Pese a su uso intensivo prosiguió una etapa de progresivo abandono que duró unos diez años. Curiosamente le puso fin un tal Fernando VII en 1816, quien entre sus diarios desmanes tomó por lo visto alguna buena decisión, como la de preservar el lazareto mahonés y elevar su categoría a la de referente, no solo en el ámbito balear o español. Tanto es así que cien años después el lazareto de Maó se había convertido en una especie de sanatorio de lujo. Su último barco en cuarentena lo abandonó a las puertas de la década de los años veinte del siglo pasado. Según fuentes de la época pasaron por él 13.864 embarcaciones en cuarentena, 111.184 pasajeros y 276.693 tripulantes.
Tres lazaretos en Ibiza
En las Pitiusas constan hasta tres lazaretos, todos ellos en Ibiza, que en momentos puntuales hicieron las veces de cárceles o receptáculos de esclavos apresados en las batallas navales y escaramuzas con bajeles norteafricanos. Durante el siglo XVII se utilizó el lazareto situado en es pas Estret, cerca de Vila, que incomunicaba totalmente a los tripulantes confinados. Poco sospechan aquellos que bajan hoy en día hasta la diminuta cala que tiempo atrás el tramo de costa fue utilizado por enfermos e infectados de toda índole.

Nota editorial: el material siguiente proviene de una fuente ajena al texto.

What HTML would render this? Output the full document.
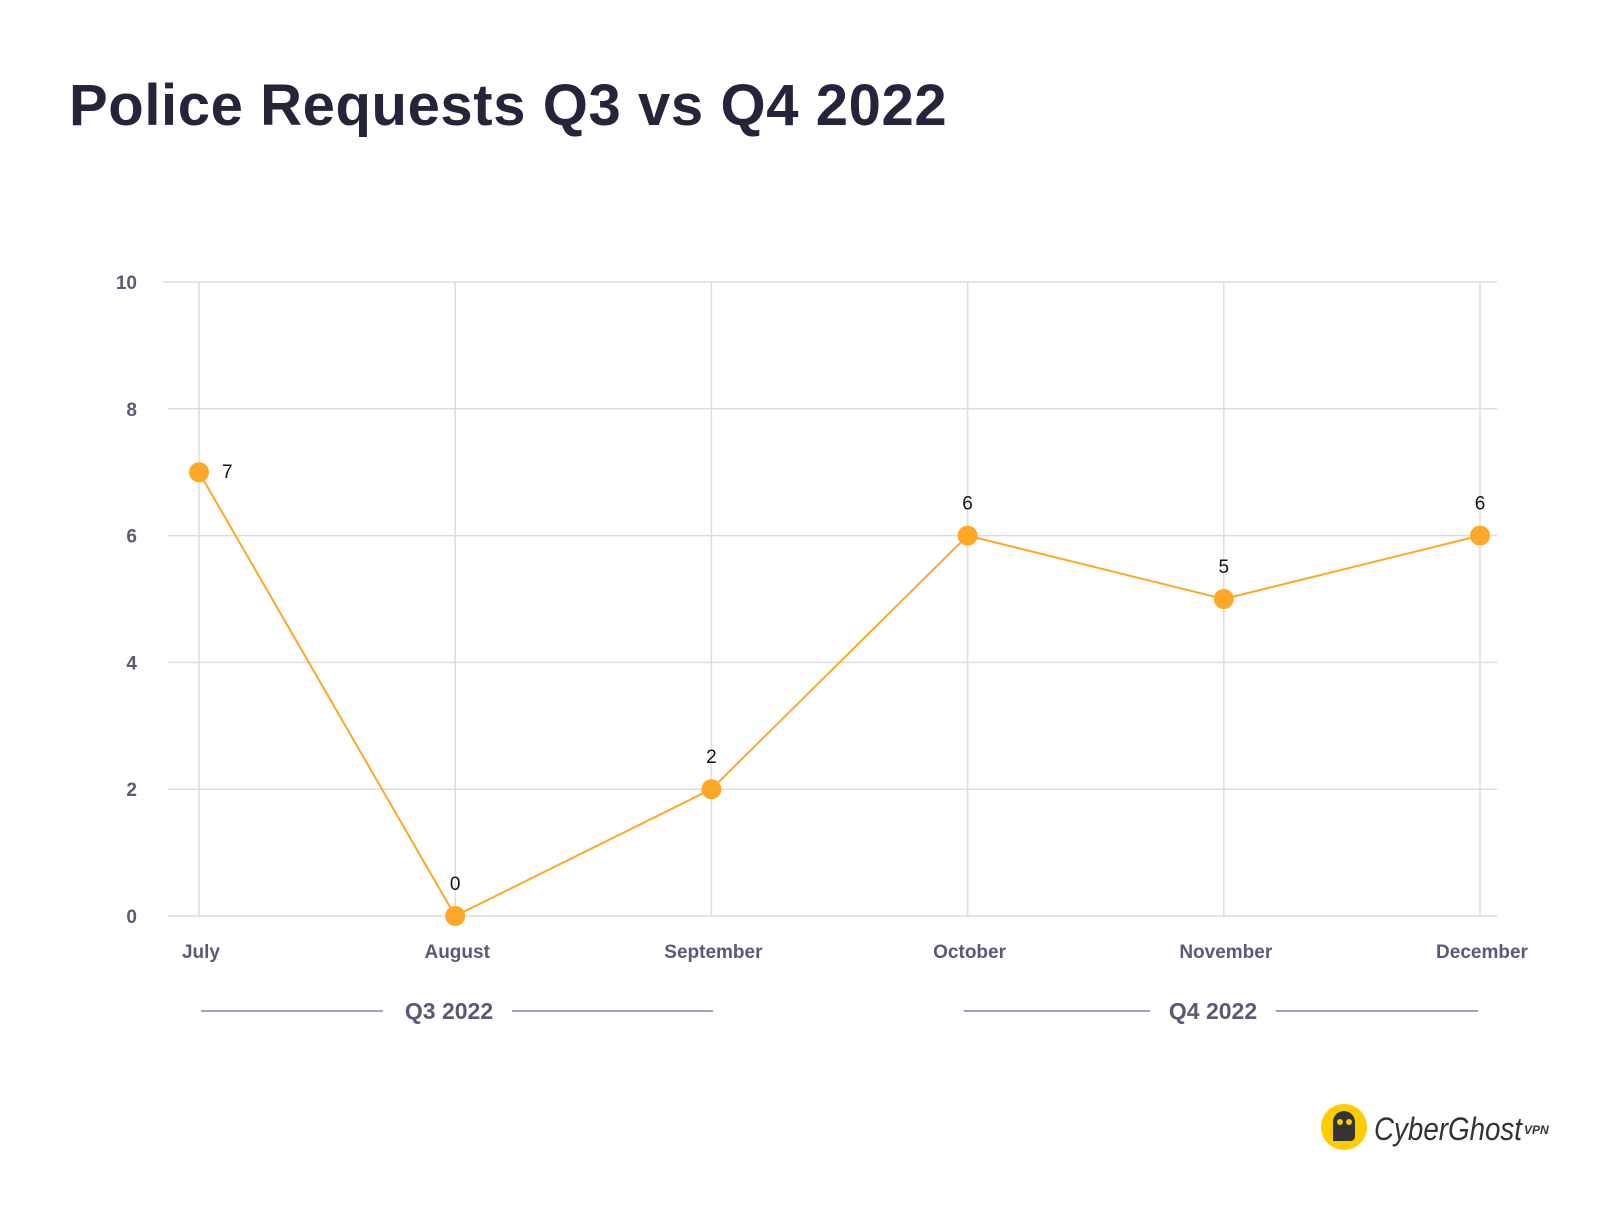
<!DOCTYPE html>
<html><head><meta charset="utf-8"><style>
body{margin:0;background:#fff;width:1600px;height:1200px;overflow:hidden;font-family:"Liberation Sans",sans-serif}
</style></head><body>
<svg width="1600" height="1200">
<text x="69" y="125" font-size="58" font-weight="bold" fill="#24243a" letter-spacing="0.6">Police Requests Q3 vs Q4 2022</text>
<g id="grid"></g><g id="series"></g>
<g>
<line x1="201" y1="1011" x2="383" y2="1011" stroke="#6a6a90" stroke-width="1.2"/>
<line x1="512" y1="1011" x2="713" y2="1011" stroke="#6a6a90" stroke-width="1.2"/>
<text x="449" y="1019" text-anchor="middle" font-size="23" font-weight="bold" fill="#5a5a78">Q3 2022</text></g>
<g>
<line x1="964" y1="1011" x2="1150" y2="1011" stroke="#6a6a90" stroke-width="1.2"/>
<line x1="1276" y1="1011" x2="1478" y2="1011" stroke="#6a6a90" stroke-width="1.2"/>
<text x="1213" y="1019" text-anchor="middle" font-size="23" font-weight="bold" fill="#5a5a78">Q4 2022</text></g>
<g>
<circle cx="1344" cy="1127" r="23" fill="#ffcc00"/>
<path d="M1333 1141 V1122 a11 11 0 0 1 22 0 V1136 q0 4 -4 5 Z" fill="#333"/>
<circle cx="1340" cy="1122" r="3" fill="#ffcc00"/><circle cx="1349" cy="1122" r="3" fill="#ffcc00"/>
<text x="1374" y="1140" font-size="32" font-style="italic" fill="#333" textLength="148" lengthAdjust="spacingAndGlyphs">CyberGhost</text>
<text x="1524" y="1134" font-size="12" font-weight="bold" font-style="italic" fill="#333">VPN</text></g>
</svg>
<script>
const months=["July","August","September","October","November","December"];
const values=[7,0,2,6,5,6];
const yTicks=[0,2,4,6,8,10];
const NS="http://www.w3.org/2000/svg";
const x=i=>199+i*256.2, y=v=>916-v*63.4;
function mk(t,a,p){const e=document.createElementNS(NS,t);for(const k in a)e.setAttribute(k,a[k]);p.appendChild(e);return e;}
const g=document.getElementById('grid'),s=document.getElementById('series');
yTicks.forEach(v=>{
 const l=mk('line',{x1:v==10?163:168,x2:1497,y1:y(v),y2:y(v),stroke:"#dcdce2","stroke-width":1.5},g);
 
 
 const t=mk('text',{x:137,y:y(v)+7,"text-anchor":"end","font-size":19,"font-weight":"bold",fill:"#5a5a78"},g);
 t.textContent=v;
 
 
});
months.forEach((m,i)=>{
 const l=mk('line',{x1:x(i),x2:x(i),y1:y(10),y2:y(0),stroke:"#dcdce2","stroke-width":1.5},g);
 
 
 const t=mk('text',{x:x(i)+2,y:958,"text-anchor":"middle","font-size":19,"font-weight":"bold",fill:"#5a5a78"},g);
 t.textContent=m;
 
 
});
const pl=mk('polyline',{points:values.map((v,i)=>x(i)+','+y(v)).join(' '),fill:"none",stroke:"#ffa726","stroke-width":2},s);


values.forEach((v,i)=>{
 const c=mk('circle',{cx:x(i),cy:y(v),r:10,fill:"#ffa726"},s);
 
 
 const t=mk('text',i==0?{x:x(i)+23,y:y(v)+6}:{x:x(i),y:y(v)-26,"text-anchor":"middle"},s);
 t.setAttribute('font-size',19);t.setAttribute('fill','#111');
 t.textContent=v;
 
 
});
</script>
</body></html>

Más adelante, en el siglo XVIII se decidió trasladar el lazareto a la playa de Baix de Sa Penya, lo cual permitía una vigilancia visual directamente desde la Murada, y teniendo en cuenta que el principal atributo es que el lazareto esté aislado de tierra.
La cuarentena que debía guardarse a bordo de los barcos se efectuaba en esa playa, mientras que la verificación de mercancías y de tripulantes y pasajeros se realizaba en s'Illa Plana, que por aquel entonces, al igual que s'Illa Grossa y la del Botafoc, aún era un islote separado de tierra firme y donde, como en una gran lavandería, lavaban y tendían todas las ropas de cuerdas. En ese momento todos los corsarios que regresaban de las costas de Marruecos, Algeria, Túnez y Libia pasaban por la cuarentena. Nadie se quejaba y si lo hacían de poco les servía. Y eso que para entretenerse no disponían de móvil, ordenador o redes sociales.